I like your build! Is it a horizontal feeder? I’ve seen people use various ways to make the horizontal feeders automatic.

Anthony, no doubt about it, steam is the hard way.
Nothing original in my experiments… it all came from the Steam Automobile folks. They collected the ‘doer’s’ in steam for awhile and still have some of the best ‘modern’ steam information.
http://www.kimmelsteam.com/
Tom Kimmel bought up all the old guys projects over time and has a bit of a steam museum that is worth perusing for anyone interested in ‘modern’ steam.
Some philosophizing:
Everyone has to follow their own path, but just like gasification, we tend to re-invent the wheel. Rediscovering what was already done so long ago is a great (though expensive) education, but I think a lot of us would like to see enduring value in these things.

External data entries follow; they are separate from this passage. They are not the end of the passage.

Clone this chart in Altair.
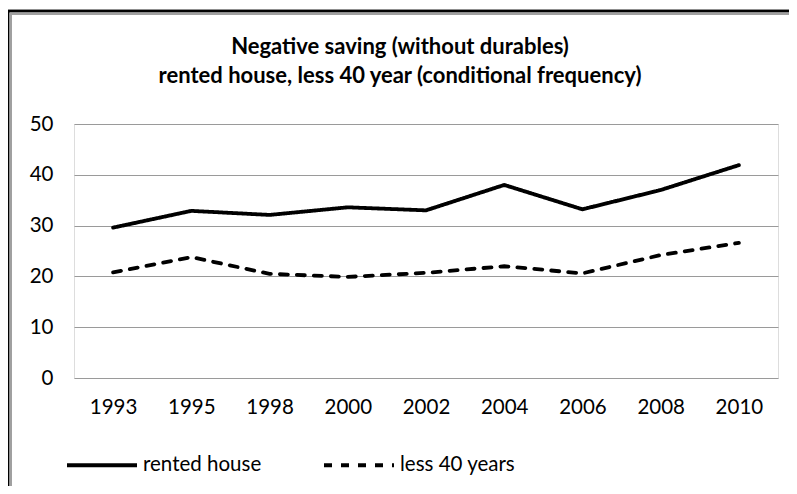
import altair as alt
import pandas as pd

years = ["1993", "1995", "1998", "2000", "2002", "2004", "2006", "2008", "2010"]
rented_house = [29.6, 32.9, 32.1, 33.6, 33.0, 38.0, 33.2, 37.0, 41.9]
less_40_years = [20.8, 23.8, 20.5, 19.9, 20.7, 22.0, 20.6, 24.2, 26.6]
series_names = ["rented house", "less 40 years"]
title_lines = ["Negative saving (without durables)",
               "rented house, less 40 year (conditional frequency)"]
y_ticks = [0, 10, 20, 30, 40, 50]

rows = []
for name, vals in zip(series_names, [rented_house, less_40_years]):
    for y, v in zip(years, vals):
        rows.append({"year": y, "value": v, "series": name})
df = pd.DataFrame(rows)
title_df = pd.DataFrame({"line": title_lines})

FONT = "Lato"

lines = alt.Chart(df).mark_line(strokeWidth=3.8, color="black", strokeCap="round").encode(
    x=alt.X("year:N", sort=years, title=None,
            scale=alt.Scale(paddingInner=0, paddingOuter=0.5),
            axis=alt.Axis(labelAngle=0, ticks=False, domain=False, grid=False,
                          labelPadding=19, labelFontSize=20.5, labelFont=FONT,
                          labelColor="black")),
    y=alt.Y("value:Q", title=None,
            scale=alt.Scale(domain=[0, 50], nice=False),
            axis=alt.Axis(values=y_ticks, ticks=False, domain=False, grid=True,
                          gridColor="#9a9a9a", gridWidth=1.2,
                          labelPadding=21, labelFontSize=20.5, labelFont=FONT,
                          labelColor="black")),
    strokeDash=alt.StrokeDash("series:N", sort=series_names,
                              scale=alt.Scale(domain=series_names,
                                              range=[[1, 0], [8, 9]]),
                              legend=alt.Legend(title=None, orient="none",
                                                direction="horizontal",
                                                legendX=-9, legendY=304,
                                                symbolType="stroke",
                                                symbolSize=4900,
                                                symbolStrokeWidth=4,
                                                symbolStrokeColor="black",
                                                labelFont=FONT, labelFontSize=20.5,
                                                labelColor="black",
                                                labelOffset=4,
                                                columnPadding=54)),
    detail="series:N",
)

title1 = alt.Chart(title_df).transform_filter(
    alt.datum.line == title_lines[0]).mark_text(
    font=FONT, fontSize=22, fontWeight="bold", color="black", baseline="middle",
    align="center").encode(text="line:N", x=alt.value(326), y=alt.value(-77))
title2 = alt.Chart(title_df).transform_filter(
    alt.datum.line == title_lines[1]).mark_text(
    font=FONT, fontSize=22, fontWeight="bold", color="black", baseline="middle",
    align="center").encode(text="line:N", x=alt.value(326), y=alt.value(-48))

# frame (top and left edges, black with grey inner line)
frame_top_black = alt.Chart(title_df).mark_rule(color="black", strokeWidth=2.5).encode(
    x=alt.value(-74), x2=alt.value(800), y=alt.value(-113))
frame_top_grey = alt.Chart(title_df).mark_rule(color="#a0a0a0", strokeWidth=2).encode(
    x=alt.value(-63), x2=alt.value(800), y=alt.value(-110))
frame_left_black = alt.Chart(title_df).mark_rule(color="black", strokeWidth=2.5).encode(
    x=alt.value(-66), y=alt.value(-114), y2=alt.value(400))
frame_left_grey = alt.Chart(title_df).mark_rule(color="#a0a0a0", strokeWidth=2).encode(
    x=alt.value(-63), y=alt.value(-111), y2=alt.value(400))

chart = alt.layer(frame_top_black, frame_top_grey, frame_left_black,
                  frame_left_grey, title1, title2, lines).properties(
    width=704, height=254,
    autosize=alt.AutoSizeParams(type="none"),
    padding={"left": 66, "top": 116, "right": 11, "bottom": 108},
).configure_view(stroke=None).configure(background="white")

chart.save("out.html", embed_options={"renderer": "svg", "actions": False})
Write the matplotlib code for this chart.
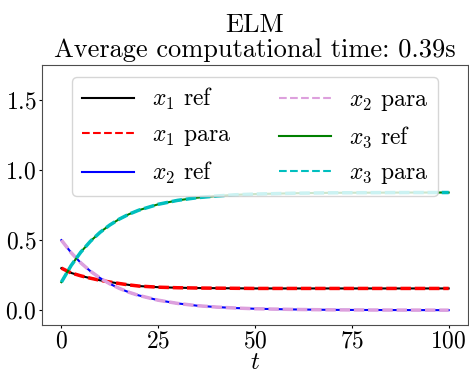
import matplotlib
matplotlib.use('Agg')
import matplotlib.pyplot as plt

# data
t = [0, 2.5, 5, 7.5, 10, 12.5, 15, 17.5, 20, 25, 30, 35, 40, 45, 50,
     60, 70, 80, 90, 100]
x1 = [0.300, 0.266, 0.245, 0.228, 0.213, 0.201, 0.190, 0.180, 0.172, 0.164,
      0.160, 0.158, 0.157, 0.156, 0.155, 0.155, 0.155, 0.155, 0.155, 0.155]
x2 = [0.500, 0.411, 0.338, 0.278, 0.229, 0.188, 0.155, 0.127, 0.105, 0.071,
      0.048, 0.032, 0.022, 0.015, 0.010, 0.005, 0.002, 0.001, 0.0005, 0.0]
x3 = [0.200, 0.318, 0.414, 0.492, 0.556, 0.608, 0.651, 0.686, 0.714, 0.756,
      0.784, 0.803, 0.815, 0.824, 0.829, 0.835, 0.838, 0.839, 0.840, 0.840]

series = [('$x_1$', x1, 'k', 'r'),
          ('$x_2$', x2, 'b', 'plum'),
          ('$x_3$', x3, 'g', 'c')]

plt.rcParams['font.family'] = 'serif'
plt.rcParams['font.serif'] = ['cmr10']
plt.rcParams['mathtext.fontset'] = 'cm'
plt.rcParams['axes.formatter.use_mathtext'] = True
plt.rcParams['axes.unicode_minus'] = False

fig = plt.figure(figsize=(4.69, 3.72), dpi=100)
ax = fig.add_axes([0.0896, 0.126, 0.9084, 0.699])

for name, vals, c_ref, c_para in series:
    ax.plot(t, vals, '-', color=c_ref, lw=1.5, label=name + ' ref')
    ax.plot(t, vals, '--', color=c_para, lw=2.5, dashes=(3, 1.1),
            label=name + ' para')

ax.set_ylim(-0.107, 1.75)
ax.set_yticks([0.0, 0.5, 1.0, 1.5])
ax.set_xticks([0, 25, 50, 75, 100])
ax.tick_params(labelsize=17, length=2.5, pad=1.5)
for s in ax.spines.values():
    s.set_color('0.3')
ax.set_xlabel('$t$', fontsize=18, labelpad=-1)
ax.set_title('ELM\nAverage computational time: 0.39s', fontsize=19,
             linespacing=1.05, pad=6)
leg = ax.legend(loc='upper center', ncol=2, fontsize=17, handlelength=2.2)
for ln in leg.get_lines():
    ln.set_linewidth(1.5)
    if ln.get_linestyle() != '-':
        ln.set_dashes((3.7, 1.6))

fig.savefig('out.png', dpi=100)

The premise is simple; take ubiquitous biomass and effectively use it to fuel a modern lifestyle.
Most of this forum knows how to use sticks to make an engine go (steam or woodgas).
But the value is something far more elusive and complicated… the things SteveU talks about.
The end to end system that includes labor and cost and convenience and how dirty it is and whether the wife can make it go and how long it will last and how dangerous it is perceived to be.
How difficult is it to make it part of your everyday life?
These questions, in the end, seem to be more important than what technology is actually involved.
If someone offered a micro steam system that could run unattended for eight hours on firewood, generated 200-300 watts electrical, heated my house and hot water, and had a reasonable service interval… for less than $10k, I’d buy it.